Mahkemece, davacı tarafından tedavi giderleri olarak talep ettiği meblağ, davalı işverenin %70 kusur oranı içinde talep edilebileceği miktarın içinde kalmasına rağmen tedavi giderleri eksik hesaplanmış, buna göre itirazın kısmen iptaline, takibin 4.68,16 TL asıl alacak, 718,89 TL takip tarihine kadar işlemiş faiz olarak devamına karar verilmiştir.
Ancak Mahkemece anılan Kanunun 21’nci maddesinin 1’inci fıkrası şartlarının oluşup oluşmadığının irdelenmesi,sonucuna göre talep olunan asıl alacağın tamamının davalı işverenin kusuru oranı içinde talep edilebilecek miktar olduğu gözetilmek suretiyle karar verilmesi gerekirken yazılı şekilde karar verilmesi usul ve yasaya aykırı olup bozma nedenidir.
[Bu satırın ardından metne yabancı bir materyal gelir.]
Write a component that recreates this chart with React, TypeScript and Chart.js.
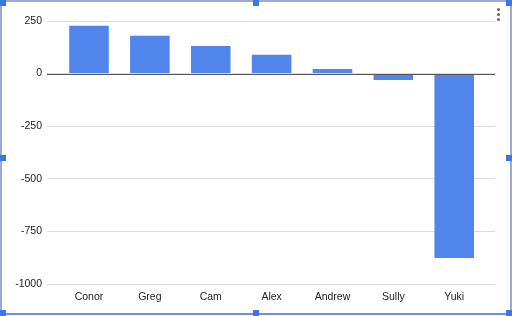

Ne var ki; bu aykırılıkların giderilmesi yeniden yargılama yapılmasını gerektirmediğinden hüküm bozulmamalı, 01.10.2011 günü yürürlüğe giren 6100 sayılı Hukuk Muhakemeleri Kanununun geçici 3. maddesinin yollamasıyla 1086 sayılı Hukuk Usulü Muhakemeleri Kanununun 438. maddesi gereğince düzeltilerek onanmalıdır.
S O N U Ç:
1-Hükmün 1. paragrafındaki “Davanın kısmen kabulü kısmen reddi” ibaresinin silinerek yerine “davanın kabulü” ibaresinin yazılmasına,
2- Hükmün 5. paragrafının silinerek yerine, “Davacı Kurum tarafından yapılan toplam 982 TL yargılama giderinin davalıdan alınarak davacı Kuruma verilmesine,”ibaresinin yazılmasına,
3-Davalı vekili lehine hükmedilen 436,46 TL’lik vekalet ücretine dair hükmün 9. paragrafının tamamen silinmesine,
Bu şekliyle hükmün DÜZELTİLEREK ONANMASINA, 20.02.2019 gününde oybirliğiyle karar verildi.